:: JOB ::
The listing below begins with the first line you should copy; stop after the line containing "4, 1.7, 0, 0];", and drop every picture.

:: DATA SECTION ::
-- START --

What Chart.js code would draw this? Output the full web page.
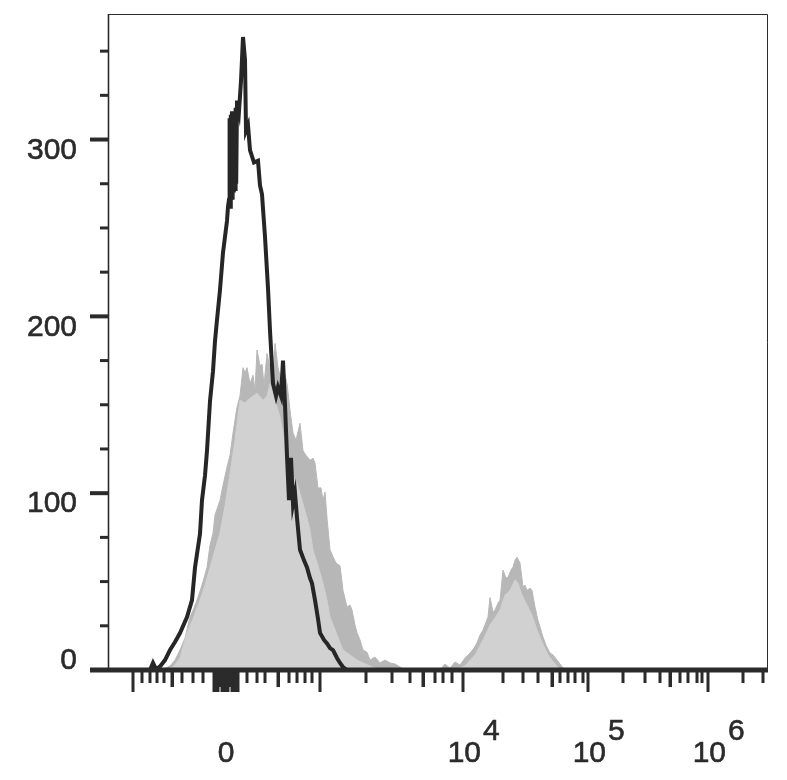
<!DOCTYPE html>
<html>
<head>
<meta charset="utf-8">
<script src="https://cdn.jsdelivr.net/npm/chart.js@4.4.1/dist/chart.umd.min.js"></script>
<style>
  html, body { margin: 0; padding: 0; background: #ffffff; }
  #wrap { width: 787px; height: 780px; position: relative; }
</style>
</head>
<body>
<div id="wrap"><canvas id="c" width="787" height="780"></canvas></div>
<script>
// x values are positions on the (biexponential) display axis, 0..660 channel units
const stainedX = [0, 32, 42, 45, 48, 52, 57, 62, 67, 72, 79, 84, 87, 92, 94, 97, 99, 102, 105, 107, 109, 112, 115, 119, 120, 121, 121.6, 122.2, 122.8, 123.4, 124, 124.6, 125.2, 125.8, 126.4, 127, 127.6, 128.2, 129, 131, 133, 135, 137, 138, 140, 142, 146, 150, 152, 154, 157, 160, 162, 165, 168, 170, 173, 175, 177, 179, 181, 183, 185, 187, 189, 192, 196, 199, 202, 204, 207, 210, 212, 216, 219, 222, 225, 229, 232, 235, 239, 660];
const stainedY = [0, 0, 0, 4, 0.5, 2, 5.6, 11.3, 15.8, 20.9, 29.9, 39.5, 58, 77, 96, 110, 124, 152, 169, 186, 198, 215, 236, 254, 262, 266, 312, 262, 314, 268, 316, 266, 315, 270, 313, 272, 318, 275, 322, 316, 333, 358, 345, 305, 308, 294, 287, 288, 274, 269, 245, 216, 192, 162, 155, 160, 155, 175, 150, 121, 96, 120, 94, 100, 86, 68, 62, 58, 52, 49, 39.5, 29, 21, 17, 15, 12.4, 11.3, 6.8, 4, 1.7, 0, 0];

const controlRawX = [0, 42, 57, 62, 67, 72, 77, 82, 86, 89, 94, 99, 102, 105, 107, 112, 115, 119, 122, 125, 129, 132, 135, 137, 139, 142, 145, 147, 149, 152, 154, 156, 159, 162, 165, 167, 170, 173, 175, 177, 179, 182, 185, 188, 192, 195, 198, 202, 205, 207, 210, 213, 215, 217, 219, 222, 225, 228, 232, 235, 239, 242, 244, 247, 249, 252, 255, 259, 262, 267, 272, 277, 282, 287, 292, 297, 312, 332, 337, 342, 347, 352, 357, 362, 366, 369, 372, 375, 378, 380, 382, 385, 387, 390, 392, 395, 398, 400, 403, 405, 407, 409, 412, 415, 417, 419, 422, 424, 427, 430, 432, 435, 438, 442, 445, 449, 452, 455, 458, 660];
const controlRawY = [0, 0, 1, 2.3, 5.6, 11.3, 18, 30, 35, 39.5, 48, 58, 70.6, 77.4, 87.6, 96, 104.5, 114.7, 121.5, 134, 148.6, 155, 171, 168, 171, 162, 166.7, 158, 181, 172, 173, 161, 179, 171, 164, 184.7, 171, 164, 171, 166.7, 162, 147, 134, 130, 139.5, 124, 121.5, 118.6, 119.8, 117, 103, 103, 96, 100.6, 86, 68, 64, 60.5, 59, 45, 35.6, 36.7, 34, 25.4, 21, 17, 11.3, 10, 5.6, 7.3, 4, 5.6, 4, 3.4, 1.7, 0, 0, 0, 3.4, 1, 4.5, 2.8, 6.8, 9.6, 12.4, 15.3, 19.8, 22.6, 27, 30, 41, 32.8, 33.9, 37.9, 39.5, 56.5, 52, 52.5, 56.5, 58.2, 62, 63.8, 60.5, 47, 48, 45, 46.3, 45, 35.6, 28, 24.3, 18.6, 14, 9.6, 8.5, 5.6, 3.4, 1.1, 0, 0];

const controlCoreX = [0, 57, 65, 72, 79, 85, 92, 97, 102, 107, 112, 117, 122, 127, 132, 137, 142, 149, 155, 159, 162, 167, 172, 176, 179, 184, 189, 194, 199, 202, 205, 210, 215, 219, 222, 229, 235, 242, 249, 255, 264, 272, 347, 357, 367, 375, 382, 387, 392, 397, 402, 407, 410, 414, 419, 424, 429, 434, 440, 447, 452, 660];
const controlCoreY = [0, 0, 1.7, 6.8, 21, 29, 39.5, 48, 58, 68, 77.4, 93, 111, 130, 152.5, 151, 153.7, 156.5, 152.5, 155, 162, 152.5, 143, 130, 114.7, 110, 105.6, 96, 86, 79, 67.8, 59, 49, 39.5, 30, 19.8, 11.3, 8.5, 5.6, 4, 1.7, 0, 0, 2.3, 8.5, 17, 25.4, 29.4, 34, 42.4, 45, 51, 49, 42.4, 36.7, 31, 22.6, 15.8, 8.5, 3.4, 0, 0];

const yMajorTicks = [0, 100, 200, 300];
const yMinorTicks = [25, 50, 75, 125, 150, 175, 225, 250, 275, 325, 350];
const yTickLabels = ['0', '100', '200', '300'];

const xMajorTicks = [25, 106, 108, 110, 114, 116, 118, 120, 124, 126, 128, 130, 212, 355, 480, 600];
const xMediumTicks = [64, 112, 122, 170, 315, 444, 562];
const xMinorTicks = [34, 42, 49, 56, 74, 85, 95, 139, 149, 157, 181, 189, 197, 204, 258, 284, 302, 327, 335, 344, 395, 415, 430, 452, 460, 467, 475, 515, 537, 552, 572, 580, 589, 594, 635, 655];
const xZeroLabel = { value: 118, text: '0' };
const xDecadeLabels = [{ value: 355, exp: '4' }, { value: 480, exp: '5' }, { value: 600, exp: '6' }];

function pts(xs, ys) { return xs.map((x, i) => ({ x: x, y: ys[i] })); }

const INK = '#2b2b2b';
const FONT = '30px "Liberation Sans", Arial, sans-serif';

function label(ctx, txt, x, y) {
  ctx.fillText(txt, x, y);
  ctx.strokeText(txt, x, y);
}

const axesPlugin = {
  id: 'flowAxes',
  afterDraw(chart) {
    const ctx = chart.ctx;
    const xs = chart.scales.x, ys = chart.scales.y;
    const a = chart.chartArea;
    ctx.save();
    // frame
    ctx.strokeStyle = INK;
    ctx.lineWidth = 1;
    ctx.beginPath();
    ctx.moveTo(a.left + 0.5, a.bottom);
    ctx.lineTo(a.left + 0.5, a.top + 0.5);
    ctx.lineTo(a.right - 0.5, a.top + 0.5);
    ctx.lineTo(a.right - 0.5, a.bottom);
    ctx.stroke();
    ctx.lineWidth = 1.6;
    ctx.beginPath();
    ctx.moveTo(a.left + 0.5, a.bottom);
    ctx.lineTo(a.left + 0.5, a.top);
    ctx.stroke();
    // thick x axis line
    const base = ys.getPixelForValue(0);
    ctx.fillStyle = INK;
    ctx.fillRect(a.left - 18, base - 2.5, a.right - a.left + 18, 5);
    // y ticks
    yMajorTicks.forEach(v => {
      const p = ys.getPixelForValue(v);
      ctx.fillRect(a.left - 18, p - 2, 18, 4);
    });
    yMinorTicks.forEach(v => {
      const p = ys.getPixelForValue(v);
      ctx.fillRect(a.left - 8, p - 1.5, 8, 3);
    });
    // x ticks
    const t0 = base + 2;
    xMinorTicks.forEach(v => { const p = xs.getPixelForValue(v); ctx.fillRect(p - 1.5, t0, 3, 11); });
    xMediumTicks.forEach(v => { const p = xs.getPixelForValue(v); ctx.fillRect(p - 1.5, t0, 3.5, 15); });
    xMajorTicks.forEach(v => { const p = xs.getPixelForValue(v); ctx.fillRect(p - 1.5, t0, 3, 20); });
    // y labels
    ctx.font = FONT;
    ctx.fillStyle = INK;
    ctx.strokeStyle = INK;
    ctx.lineWidth = 0.6;
    ctx.textAlign = 'right';
    ctx.textBaseline = 'middle';
    yMajorTicks.forEach((v, i) => {
      const p = ys.getPixelForValue(v);
      const off = v === 0 ? -9 : 11;
      label(ctx, yTickLabels[i], 77, p + off);
    });
    // x labels
    ctx.textBaseline = 'alphabetic';
    ctx.textAlign = 'center';
    label(ctx, xZeroLabel.text, xs.getPixelForValue(xZeroLabel.value), 762);
    xDecadeLabels.forEach(d => {
      const p = xs.getPixelForValue(d.value);
      ctx.textAlign = 'right';
      label(ctx, '10', p + 18, 762);
      ctx.textAlign = 'left';
      label(ctx, d.exp, p + 20, 740);
    });
    ctx.restore();
  }
};

new Chart(document.getElementById('c'), {
  type: 'line',
  data: {
    datasets: [
      { label: 'stained', data: pts(stainedX, stainedY), borderColor: '#262626', borderWidth: 4, borderJoinStyle: 'miter', fill: false, pointRadius: 0, tension: 0 },
      { label: 'control core', data: pts(controlCoreX, controlCoreY), borderColor: '#d1d1d1', backgroundColor: '#d1d1d1', borderWidth: 1, fill: 'origin', pointRadius: 0, tension: 0 },
      { label: 'control', data: pts(controlRawX, controlRawY), borderColor: '#b7b7b7', backgroundColor: '#b7b7b7', borderWidth: 1, fill: 'origin', pointRadius: 0, tension: 0 }
    ]
  },
  options: {
    responsive: false,
    animation: false,
    layout: { padding: { left: 108, right: 19, top: 14, bottom: 110 } },
    plugins: { legend: { display: false }, tooltip: { enabled: false } },
    scales: {
      x: { type: 'linear', min: 0, max: 660, display: false },
      y: { type: 'linear', min: 0, max: 371, display: false }
    }
  },
  plugins: [axesPlugin]
});
</script>
</body>
</html>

-- END --

:: COMPLETE OUTPUT ::
What Chart.js code would draw this? Output the full web page.
<!DOCTYPE html>
<html>
<head>
<meta charset="utf-8">
<script src="https://cdn.jsdelivr.net/npm/chart.js@4.4.1/dist/chart.umd.min.js"></script>
<style>
  html, body { margin: 0; padding: 0; background: #ffffff; }
  #wrap { width: 787px; height: 780px; position: relative; }
</style>
</head>
<body>
<div id="wrap"><canvas id="c" width="787" height="780"></canvas></div>
<script>
// x values are positions on the (biexponential) display axis, 0..660 channel units
const stainedX = [0, 32, 42, 45, 48, 52, 57, 62, 67, 72, 79, 84, 87, 92, 94, 97, 99, 102, 105, 107, 109, 112, 115, 119, 120, 121, 121.6, 122.2, 122.8, 123.4, 124, 124.6, 125.2, 125.8, 126.4, 127, 127.6, 128.2, 129, 131, 133, 135, 137, 138, 140, 142, 146, 150, 152, 154, 157, 160, 162, 165, 168, 170, 173, 175, 177, 179, 181, 183, 185, 187, 189, 192, 196, 199, 202, 204, 207, 210, 212, 216, 219, 222, 225, 229, 232, 235, 239, 660];
const stainedY = [0, 0, 0, 4, 0.5, 2, 5.6, 11.3, 15.8, 20.9, 29.9, 39.5, 58, 77, 96, 110, 124, 152, 169, 186, 198, 215, 236, 254, 262, 266, 312, 262, 314, 268, 316, 266, 315, 270, 313, 272, 318, 275, 322, 316, 333, 358, 345, 305, 308, 294, 287, 288, 274, 269, 245, 216, 192, 162, 155, 160, 155, 175, 150, 121, 96, 120, 94, 100, 86, 68, 62, 58, 52, 49, 39.5, 29, 21, 17, 15, 12.4, 11.3, 6.8, 4, 1.7, 0, 0];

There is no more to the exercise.